A tray of traditional bannock bread was passed among a crowd of people gathered on Parliament Hill’s lawn for one unifying purpose — to share in the personal, often untold, stories of Indigenous Peoples in Canada. The event, hosted by Niagara Centre MP Vance Badawey on behalf of Liberal Indigenous Caucus, celebrates the launch of Canadian Geographic’s Indigenous Peoples Atlas of Canada’s teacher’s guide, now available to educators country-wide.
“A key to a better Canada lies in forging stronger relationships with Indigenous Peoples,” said MP Badawey, opening the event. “It is my hope that this atlas will help build multicultural understanding, encourage dialogue, and most importantly, foster mutual respect between all Canadians.”
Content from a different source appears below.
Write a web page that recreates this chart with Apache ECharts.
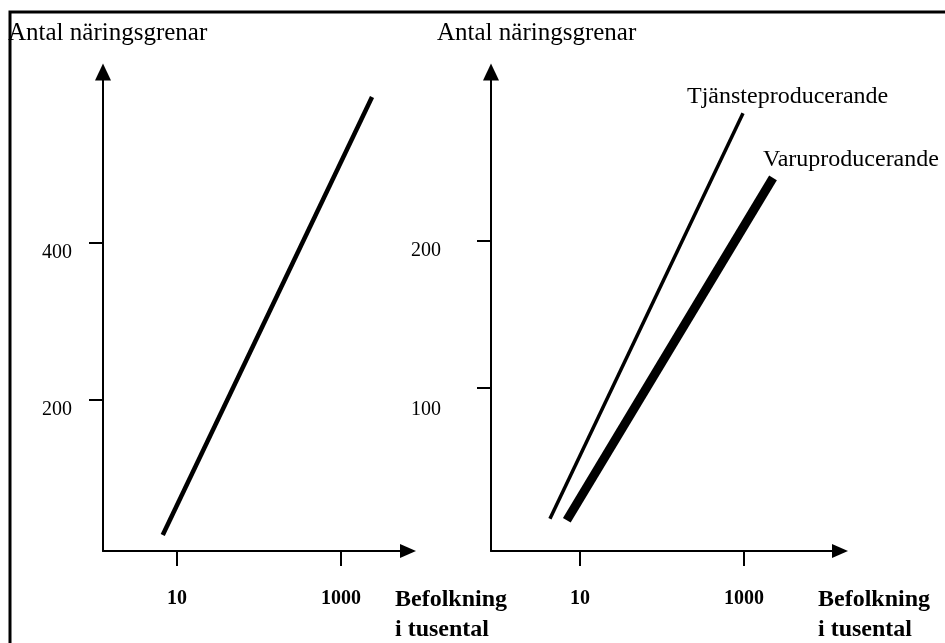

The Atlas, a first-of-its-kind four-volume educational resource, and its accompanying Giant Floor Map, were created by The Royal Canadian Geographical Society in partnership with the Assembly of First Nations, Métis National Council, Inuit Tapiriit Kanatami, the National Centre for Truth and Reconciliation and Indspire. The complementary teacher’s guide, produced alongside the Atlas and the Giant Floor Map, offers more than 170 pages of activities and lesson plans for classrooms to explore the unique histories, cultures and perspectives of First Nations, Métis and Inuit in Canada.